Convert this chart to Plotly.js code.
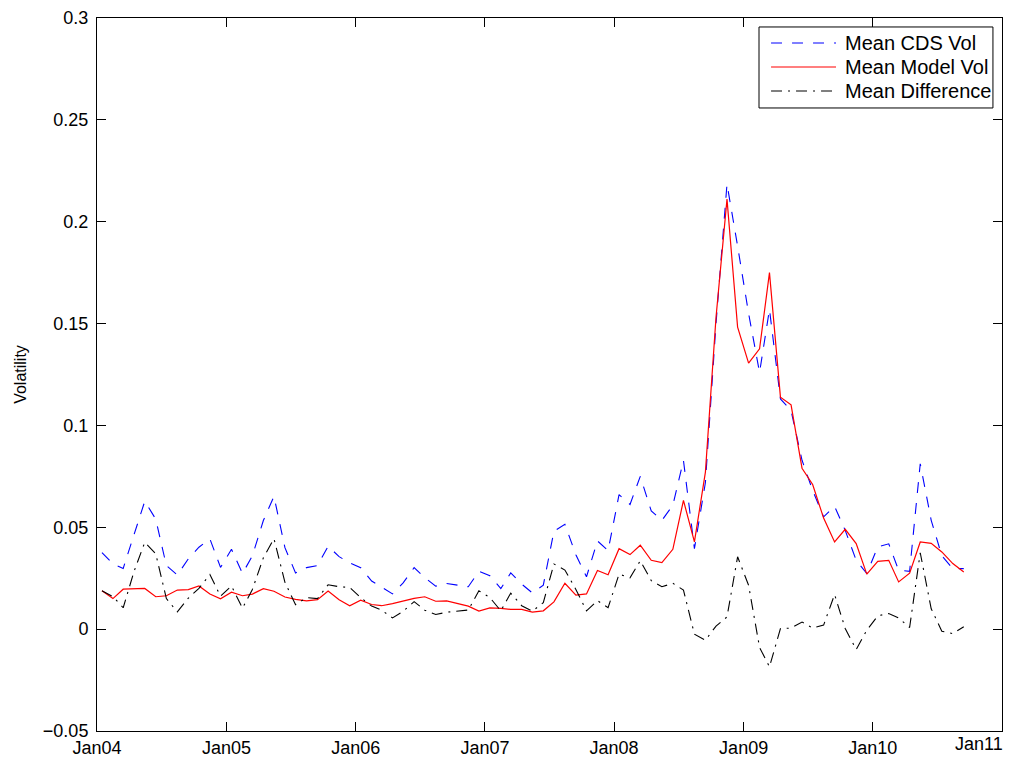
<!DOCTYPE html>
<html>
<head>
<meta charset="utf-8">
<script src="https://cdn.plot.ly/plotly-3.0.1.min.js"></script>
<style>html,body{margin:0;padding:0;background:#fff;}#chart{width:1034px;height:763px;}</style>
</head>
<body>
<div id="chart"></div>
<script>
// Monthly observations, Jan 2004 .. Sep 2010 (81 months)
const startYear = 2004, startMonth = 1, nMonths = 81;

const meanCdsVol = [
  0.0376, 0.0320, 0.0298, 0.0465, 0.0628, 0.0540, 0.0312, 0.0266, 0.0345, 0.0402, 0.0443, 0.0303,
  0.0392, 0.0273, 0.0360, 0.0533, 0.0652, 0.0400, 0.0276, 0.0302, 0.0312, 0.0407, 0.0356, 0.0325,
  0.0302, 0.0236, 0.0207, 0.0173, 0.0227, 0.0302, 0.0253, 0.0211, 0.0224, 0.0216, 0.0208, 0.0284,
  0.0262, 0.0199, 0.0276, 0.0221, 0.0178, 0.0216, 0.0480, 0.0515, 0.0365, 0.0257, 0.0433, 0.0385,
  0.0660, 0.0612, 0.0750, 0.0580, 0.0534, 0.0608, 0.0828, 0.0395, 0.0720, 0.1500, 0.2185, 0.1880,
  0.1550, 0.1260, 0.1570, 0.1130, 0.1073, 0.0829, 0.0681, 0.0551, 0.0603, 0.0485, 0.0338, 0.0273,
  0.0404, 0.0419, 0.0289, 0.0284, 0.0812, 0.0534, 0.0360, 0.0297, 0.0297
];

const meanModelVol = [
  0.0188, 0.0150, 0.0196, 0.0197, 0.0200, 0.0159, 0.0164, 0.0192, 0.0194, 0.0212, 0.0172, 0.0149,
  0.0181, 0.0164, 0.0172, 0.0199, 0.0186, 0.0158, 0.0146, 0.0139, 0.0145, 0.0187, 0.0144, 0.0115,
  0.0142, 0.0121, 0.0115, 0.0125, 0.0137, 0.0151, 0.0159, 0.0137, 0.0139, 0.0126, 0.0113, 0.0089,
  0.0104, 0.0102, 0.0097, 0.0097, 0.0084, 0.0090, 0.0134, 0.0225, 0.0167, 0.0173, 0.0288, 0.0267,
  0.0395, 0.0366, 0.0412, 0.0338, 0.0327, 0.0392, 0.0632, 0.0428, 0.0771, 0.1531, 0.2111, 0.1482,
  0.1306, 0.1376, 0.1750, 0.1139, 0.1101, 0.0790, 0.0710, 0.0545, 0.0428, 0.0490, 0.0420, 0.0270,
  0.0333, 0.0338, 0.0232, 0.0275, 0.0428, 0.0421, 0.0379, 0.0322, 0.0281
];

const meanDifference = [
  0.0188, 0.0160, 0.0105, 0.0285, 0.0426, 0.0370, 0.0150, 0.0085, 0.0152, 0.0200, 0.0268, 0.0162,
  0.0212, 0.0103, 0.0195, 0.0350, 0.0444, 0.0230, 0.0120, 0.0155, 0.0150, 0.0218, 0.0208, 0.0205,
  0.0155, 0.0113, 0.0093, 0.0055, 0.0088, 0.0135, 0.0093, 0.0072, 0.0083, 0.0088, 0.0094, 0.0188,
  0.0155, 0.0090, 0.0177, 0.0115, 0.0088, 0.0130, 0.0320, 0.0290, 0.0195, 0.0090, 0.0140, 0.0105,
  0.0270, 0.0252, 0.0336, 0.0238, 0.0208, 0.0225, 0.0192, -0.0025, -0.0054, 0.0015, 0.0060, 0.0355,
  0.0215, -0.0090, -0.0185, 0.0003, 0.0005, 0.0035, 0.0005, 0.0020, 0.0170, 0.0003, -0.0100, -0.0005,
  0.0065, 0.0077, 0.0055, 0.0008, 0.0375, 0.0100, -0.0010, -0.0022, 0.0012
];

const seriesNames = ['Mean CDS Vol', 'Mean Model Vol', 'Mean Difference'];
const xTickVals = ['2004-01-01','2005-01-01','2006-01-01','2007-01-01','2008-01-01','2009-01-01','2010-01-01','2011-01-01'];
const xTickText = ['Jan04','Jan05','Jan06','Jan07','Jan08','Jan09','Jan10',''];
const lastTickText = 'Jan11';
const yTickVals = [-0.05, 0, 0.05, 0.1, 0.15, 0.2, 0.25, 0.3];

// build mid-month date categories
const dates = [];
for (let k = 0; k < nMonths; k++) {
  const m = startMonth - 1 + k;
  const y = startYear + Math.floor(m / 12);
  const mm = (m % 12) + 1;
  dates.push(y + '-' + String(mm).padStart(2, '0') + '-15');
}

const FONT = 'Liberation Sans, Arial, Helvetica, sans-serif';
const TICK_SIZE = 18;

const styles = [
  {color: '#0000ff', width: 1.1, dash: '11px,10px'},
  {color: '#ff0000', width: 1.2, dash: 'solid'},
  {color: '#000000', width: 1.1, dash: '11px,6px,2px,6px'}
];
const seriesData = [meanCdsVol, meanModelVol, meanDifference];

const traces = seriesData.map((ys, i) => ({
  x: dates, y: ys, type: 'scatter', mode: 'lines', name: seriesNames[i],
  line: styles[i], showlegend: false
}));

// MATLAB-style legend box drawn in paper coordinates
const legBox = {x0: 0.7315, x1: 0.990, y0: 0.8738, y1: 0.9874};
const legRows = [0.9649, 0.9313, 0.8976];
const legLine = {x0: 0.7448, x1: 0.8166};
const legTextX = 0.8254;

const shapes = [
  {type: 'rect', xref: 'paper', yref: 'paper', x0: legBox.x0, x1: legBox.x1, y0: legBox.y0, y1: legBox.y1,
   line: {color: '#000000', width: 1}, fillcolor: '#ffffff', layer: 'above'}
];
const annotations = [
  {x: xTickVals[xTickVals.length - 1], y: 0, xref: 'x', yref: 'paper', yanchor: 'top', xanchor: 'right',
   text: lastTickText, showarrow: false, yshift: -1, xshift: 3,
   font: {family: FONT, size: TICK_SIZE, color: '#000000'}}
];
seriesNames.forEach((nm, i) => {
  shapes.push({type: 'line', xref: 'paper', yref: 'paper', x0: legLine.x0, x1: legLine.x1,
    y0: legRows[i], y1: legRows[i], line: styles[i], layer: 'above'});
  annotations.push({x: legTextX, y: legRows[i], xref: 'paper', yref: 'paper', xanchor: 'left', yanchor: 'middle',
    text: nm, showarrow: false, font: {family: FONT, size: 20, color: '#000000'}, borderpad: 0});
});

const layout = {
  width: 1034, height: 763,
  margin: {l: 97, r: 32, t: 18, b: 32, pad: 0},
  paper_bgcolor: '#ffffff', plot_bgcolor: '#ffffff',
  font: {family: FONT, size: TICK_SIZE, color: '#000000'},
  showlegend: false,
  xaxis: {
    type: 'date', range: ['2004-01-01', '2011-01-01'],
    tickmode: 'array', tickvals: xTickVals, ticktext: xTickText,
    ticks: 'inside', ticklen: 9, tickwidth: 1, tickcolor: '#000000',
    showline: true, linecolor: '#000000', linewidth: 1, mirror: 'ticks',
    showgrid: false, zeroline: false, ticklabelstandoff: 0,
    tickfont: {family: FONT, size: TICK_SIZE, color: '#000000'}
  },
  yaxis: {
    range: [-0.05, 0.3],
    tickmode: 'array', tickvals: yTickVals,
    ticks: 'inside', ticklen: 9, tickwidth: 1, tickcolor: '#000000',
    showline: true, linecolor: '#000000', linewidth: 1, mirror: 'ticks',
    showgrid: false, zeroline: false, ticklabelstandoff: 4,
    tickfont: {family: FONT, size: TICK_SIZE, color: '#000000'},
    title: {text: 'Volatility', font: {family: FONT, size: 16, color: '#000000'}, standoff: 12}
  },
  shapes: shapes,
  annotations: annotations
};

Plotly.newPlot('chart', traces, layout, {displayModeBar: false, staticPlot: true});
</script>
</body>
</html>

> **Task goal**
Print, exactly as written, the lines above from the first one to the one containing "const startYear = 2004, startMonth". Leave out pictures.

> **Result of this exercise**
Convert this chart to Plotly.js code.
<!DOCTYPE html>
<html>
<head>
<meta charset="utf-8">
<script src="https://cdn.plot.ly/plotly-3.0.1.min.js"></script>
<style>html,body{margin:0;padding:0;background:#fff;}#chart{width:1034px;height:763px;}</style>
</head>
<body>
<div id="chart"></div>
<script>
// Monthly observations, Jan 2004 .. Sep 2010 (81 months)
const startYear = 2004, startMonth = 1, nMonths = 81;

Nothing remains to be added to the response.